Малины Ларионовым также отчаянно не хватало. Не удовлетворившись двумя стандартными рядами сзади участка, они, пользуясь уникальной способностью этой культуры давать корневые отпрыски где не надо, накопали их и высадили вдоль правой (Кукинской) границы от крана до самой уборной. Затем еще два ряда пересекли участок на середине его длины, протянувшись между яблонями. По счастью, малина отличалась ровным, размеренным плодоношением. Ее никогда не бывало ни мало, ни много, ягоды поспевали на протяжении целого месяца и в основном поедались с кустов; в этом нам активно помогали дрозды и черви; излишек ягод как раз годился на варенье.

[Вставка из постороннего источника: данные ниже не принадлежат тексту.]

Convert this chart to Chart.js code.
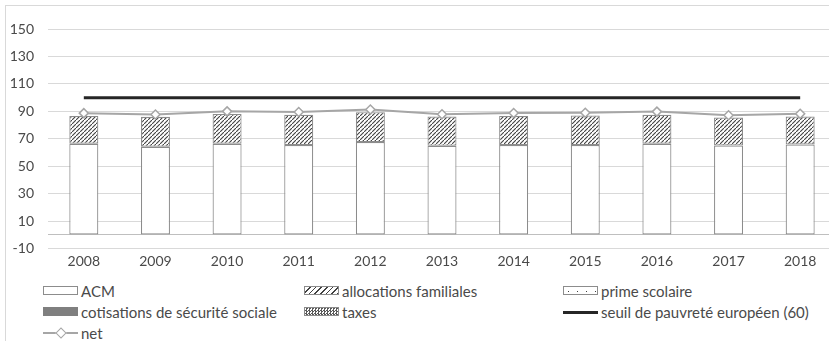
<!DOCTYPE html>
<html>
<head>
<meta charset="utf-8">
<script src="https://cdn.jsdelivr.net/npm/chart.js@4/dist/chart.umd.min.js"></script>
<style>
  html, body { margin:0; padding:0; background:#fff; overflow:hidden; width:829px; height:341px; }
  #frame { position:absolute; left:5px; top:5px; width:900px; height:400px; border-left:1px solid #d9d9d9; border-top:1px solid #d9d9d9; }
  #c { position:absolute; left:0; top:0; }
  .lg { position:absolute; font-family: Lato, "Open Sans", sans-serif; font-size:15px; color:#4a4a4a; line-height:16px; white-space:nowrap; }
  .sw { position:absolute; width:35px; height:9px; box-sizing:border-box; }
</style>
</head>
<body>
<div id="frame"></div>
<canvas id="c" width="850" height="271"></canvas>
<div id="legend"></div>
<script>
const years = ['2008','2009','2010','2011','2012','2013','2014','2015','2016','2017','2018'];
const acm = [66.4, 64.2, 66.4, 65.4, 67.6, 64.9, 65.4, 65.4, 66.4, 65.1, 65.9];
const allocations = [20.3, 21.8, 21.6, 22.1, 21.8, 21.3, 21.3, 21.6, 21.1, 20.4, 20.3];
const primeScolaire = [0, 0, 0, 0, 0, 0, 0, 0, 0, 0, 0];
const cotisations = [0, 0, 0, 0, 0, 0, 0, 0, 0, 0, 0];
const taxes = [0, 0, 0, 0, 0, 0, 0, 0, 0, 0, 0];
const seuil = [100, 100, 100, 100, 100, 100, 100, 100, 100, 100, 100];
const net = [88.7, 87.7, 90.0, 89.5, 91.3, 87.9, 88.8, 89.0, 89.8, 87.2, 88.2];
const yTicks = [-10, 0, 10, 30, 50, 70, 90, 110, 130, 150];
const legendLabels = ['ACM','allocations familiales','prime scolaire','cotisations de sécurité sociale','taxes','seuil de pauvreté européen (60)','net'];

function hatch() {
  const p = document.createElement('canvas'); p.width = 4; p.height = 4;
  const g = p.getContext('2d');
  g.fillStyle = '#fff'; g.fillRect(0,0,4,4);
  g.strokeStyle = '#404040'; g.lineWidth = 1.1;
  g.beginPath(); g.moveTo(-1,5); g.lineTo(5,-1); g.stroke();
  return g.createPattern(p, 'repeat');
}
function dots() {
  const p = document.createElement('canvas'); p.width = 8; p.height = 6;
  const g = p.getContext('2d');
  g.fillStyle = '#fff'; g.fillRect(0,0,8,6);
  g.fillStyle = '#404040'; g.fillRect(2,2,1,1);
  return g.createPattern(p, 'repeat');
}
function cross() {
  const p = document.createElement('canvas'); p.width = 4; p.height = 4;
  const g = p.getContext('2d');
  g.fillStyle = '#fff'; g.fillRect(0,0,4,4);
  g.fillStyle = '#595959'; g.fillRect(0,0,2,2); g.fillRect(2,2,2,2);
  return g.createPattern(p, 'repeat');
}
const ctx = document.getElementById('c').getContext('2d');
const barBase = { type:'bar', stack:'s', borderColor:'#8c8c8c', borderWidth:1.2, borderSkipped:false, order:2, categoryPercentage:1, barPercentage:0.405 };
new Chart(ctx, {
  data: {
    labels: years,
    datasets: [
      Object.assign({ label: legendLabels[0], data: acm, backgroundColor:'#ffffff' }, barBase),
      Object.assign({ label: legendLabels[1], data: allocations, backgroundColor: hatch() }, barBase),
      Object.assign({ label: legendLabels[2], data: primeScolaire, backgroundColor: dots() }, barBase),
      Object.assign({ label: legendLabels[3], data: cotisations, backgroundColor:'#7f7f7f' }, barBase),
      Object.assign({ label: legendLabels[4], data: taxes, backgroundColor: cross() }, barBase),
      { type:'line', label: legendLabels[5], data: seuil, stack:'seuil', borderColor:'#262626', borderWidth:3, pointRadius:0, order:1 },
      { type:'line', label: legendLabels[6], data: net, stack:'net', borderColor:'#a6a6a6', borderWidth:2, pointStyle:'rectRot', pointRadius:4.5, pointBackgroundColor:'#ffffff', pointBorderColor:'#a6a6a6', pointBorderWidth:1.5, order:0 }
    ]
  },
  options: {
    responsive:false, devicePixelRatio:1, animation:false,
    layout: { padding: { left:0, right:14, top:29, bottom:0 } },
    plugins: { legend:{ display:false }, tooltip:{ enabled:false } },
    scales: {
      x: {
        stacked:true,
        grid:{ display:false, drawTicks:false },
        border:{ display:false },
        ticks:{ color:'#4a4a4a', font:{ family:'Lato', size:14 }, padding:4 },
        afterFit: s => { s.height = 22; }
      },
      y: {
        stacked:true, min:-10, max:150,
        afterBuildTicks: s => { s.ticks = yTicks.map(v => ({ value:v })); },
        grid:{ color: c => (c.tick && c.tick.value === 0) ? '#bfbfbf' : '#d9d9d9', drawTicks:false, lineWidth:1 },
        border:{ display:false },
        ticks:{ color:'#4a4a4a', font:{ family:'Lato', size:14 }, padding:14, callback: v => v === 0 ? '' : String(v) },
        afterFit: s => { s.width = 48; }
      }
    }
  }
});

// HTML legend
const lg = document.getElementById('legend');
const items = [
  { x:43, y:286, label:legendLabels[0], sw:'background:#fff;border:1px solid #8c8c8c;' },
  { x:304, y:286, label:legendLabels[1], sw:'background:repeating-linear-gradient(-45deg,#404040 0 1px,#fff 1px 4px);border:1px solid #8c8c8c;' },
  { x:563, y:286, label:legendLabels[2], sw:'background:radial-gradient(circle,#404040 0.6px,transparent 0.9px) 0 0/9px 9px #fff;border:1px solid #8c8c8c;' },
  { x:43, y:307, label:legendLabels[3], sw:'background:#7f7f7f;' },
  { x:304, y:307, label:legendLabels[4], sw:'background:repeating-conic-gradient(#595959 0 25%,#fff 0 50%) 0 0/3px 3px;border:1px solid #8c8c8c;' },
  { x:563, y:307, label:legendLabels[5], line:'#262626', lw:3 },
  { x:43, y:328, label:legendLabels[6], line:'#a6a6a6', lw:2, marker:true }
];
items.forEach(it => {
  if (it.line) {
    const l = document.createElement('div');
    l.style.cssText = `position:absolute;left:${it.x}px;top:${it.y + 5 - it.lw/2}px;width:35px;height:${it.lw}px;background:${it.line};`;
    lg.appendChild(l);
    if (it.marker) {
      const m = document.createElement('div');
      m.style.cssText = `position:absolute;left:${it.x + 13.5}px;top:${it.y + 1}px;width:6px;height:6px;background:#fff;border:1.5px solid #a6a6a6;transform:rotate(45deg);`;
      lg.appendChild(m);
    }
  } else {
    const s = document.createElement('div');
    s.className = 'sw';
    s.style.cssText = `left:${it.x}px;top:${it.y}px;` + it.sw;
    lg.appendChild(s);
  }
  const t = document.createElement('div');
  t.className = 'lg';
  t.style.left = (it.x + 38) + 'px';
  t.style.top = (it.y - 3) + 'px';
  t.textContent = it.label;
  lg.appendChild(t);
});
</script>
</body>
</html>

Кроме того, бабушка обожала крыжовник и ухаживала за несколькими плохо растущими кустами. Они по своей природе тяготели к песчаным, щелочным почвам и на бабушкины благодеяния отвечали скупо. Здесь был десертный ранний сорт Изумруд; он только мучался зря, давая с куста по десятку пушистых, прозрачно-зеленых и очень сладких ягод. Его вообще считали тунеядцем, хотя и жалели корчевать. Гораздо лучше проявил себя Английский Желтый - его кисло-сладкие ягоды при созревании действительно становились янтарного цвета. Их особенно любила Ольга. Бабушка же отдавала предпочтение позднему сорту Финик. На нем висели крупные, зеленые, жесткие - одним словом, несъедобные ягоды, и так продолжалось до середины сентября. Тогда они вдруг делались темно-бурыми, действительно похожими на финики; из них получалось восхитительное варенье.

В промежутках кустов и яблонь там и здесь были разбросаны гряды клубники, также с большим превышением касательно их дозволенного количества. Клубника почему-то высаживалась на острых земляных гребнях высотой не меньше 15 см; там у нее сохли корни, кустики выглядели чахлыми и давали мало ягод.